Lao architecture is truly a national heritage which have been affected by Buddhism. The beautiful buildings we often see are Buddhist temples (wat), buildings and houses with these Buddhist designs in mind.

The That Luang in the capital Viengchun is a prime example of a wonderful Buddhist Stupa. One the other hand, we have the Wat Xieng Tong which represents the Xiengkhuang style. Similarly, we also have what has been come to be called the Vientiane and Luang Prabang styles. Contrasting, Vientiane and Luang Prabang styles, the former is a building indicative primarily of slender and tall attributes while the latter include much lower sweeping roofs that are a bit closer to the ground.
In most cases though, you will always find buildings that include several layers of high peaked roofs. Why is this? Again this attribute goes back to the Buddhist and Laotian beliefs. The numbers of layers in a roof was often in reference to a Buddhist doctrine, ie. the levels of existence or Enlightenment. Additionally it can be observed that the edges or tips of the roofs in a design shaped motif of a flame-like appearance. This connitates to the belief that these pointed edges were to ward off bad spirits away from the temples (or in other cases, buildings). In addition, most buildings (especially the wats and temples) have a gorgeous main front passage, decorated walls and roofs; many of which are adorned with Buddhist mythological stories or beings.

The Ancient Time

The earliest surviving man-made structures in Laos are the groups of standing stones and associated burial chambers at Hintang Houamuang in Houaphanh Province and Hintang Nalae in Luang Namtha Province (1000-500 BCE) and the clusters of stone jars at the Plain of Jars in Xieng Khouang Province (4th-2nd centuries BCE), all of which are believed to have functioned as prehistoric aristocratic necropolises.
The formation of petty kingdoms during the late prehistoric period necessitated the construction of large defensive fortresses, and as time went on their construction became more and more intricate, featuring substantial moated earthworks with wooden pallisades. With the development of larger kingdoms during the first millennium CE, elaborate royal palaces also began to make an appearance, but since these were constructed mainly from wood and other perishable materials, those not destroyed in countless wars would eventually have succumbed to the tropical climate. Early Hindu and Buddhist temples were initially established mainly in forest areas, often on the site of ancient animist shrines; many were located in caves or beneath rocky overhangs, while others were protected by thatched wooden canopies. Thereafter under royal patronage masonry steadily replaced wood and thatch as the principal construction material for religious buildings.

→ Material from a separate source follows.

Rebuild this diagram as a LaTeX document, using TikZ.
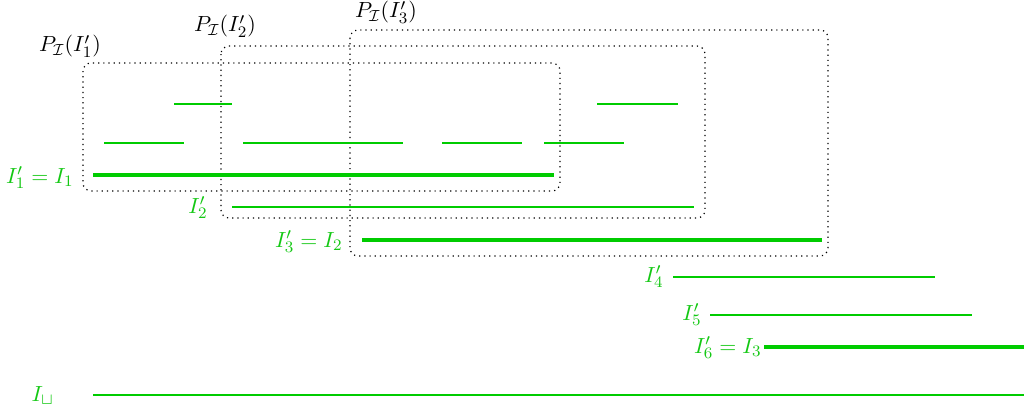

By the 3rd century CE the Mon had established a major city-state at Nakhon Pathom, west of Bangkok, from which they gradually built up a large mandala known as Dvaravati (6th-11th centuries), which stretched from southern Burma across what is now central Thailand. In 769 Dvaravati extended its power northwards to the present-day northern Thai city of Lamphun near Chiang Mai, where it founded the kingdom of Haripunjaya. The proliferation of ancient Buddhist sites marked by Dvaravati-style bai sema (temple boundary stones) found along the middle reaches of the Mekong River in what is now central Laos suggests that during this very same period the Mon also extended their sphere of influence eastwards from Haripunjaya through the modern Lao provinces of Bokeo, Sayaburi, Vientiane, Saysomboun, Borikhamxai and Khammouane. Mon city states established in this region included Souvannakhomkham in modern Bokeo Province, Candapuri (Chanthaburi, later the capital city of Vientiane) and neighbouring Sayfong in present-day Vientiane Prefecture, Phainam (later Viengkham) in modern Vientiane Province and Sri Gotapura (later Sikhottabong) in present-day Khammouane Province. Muang Sua (the original name for Luang Prabang) is also believed to have originated as a Mon settlement. The Mon played a crucial role in the propagation of Therevada Buddhism throughout the wider region, laying the groundwork for its subsequent consolidation as the state religion under the Fa Ngum dynasty of Lane Xang.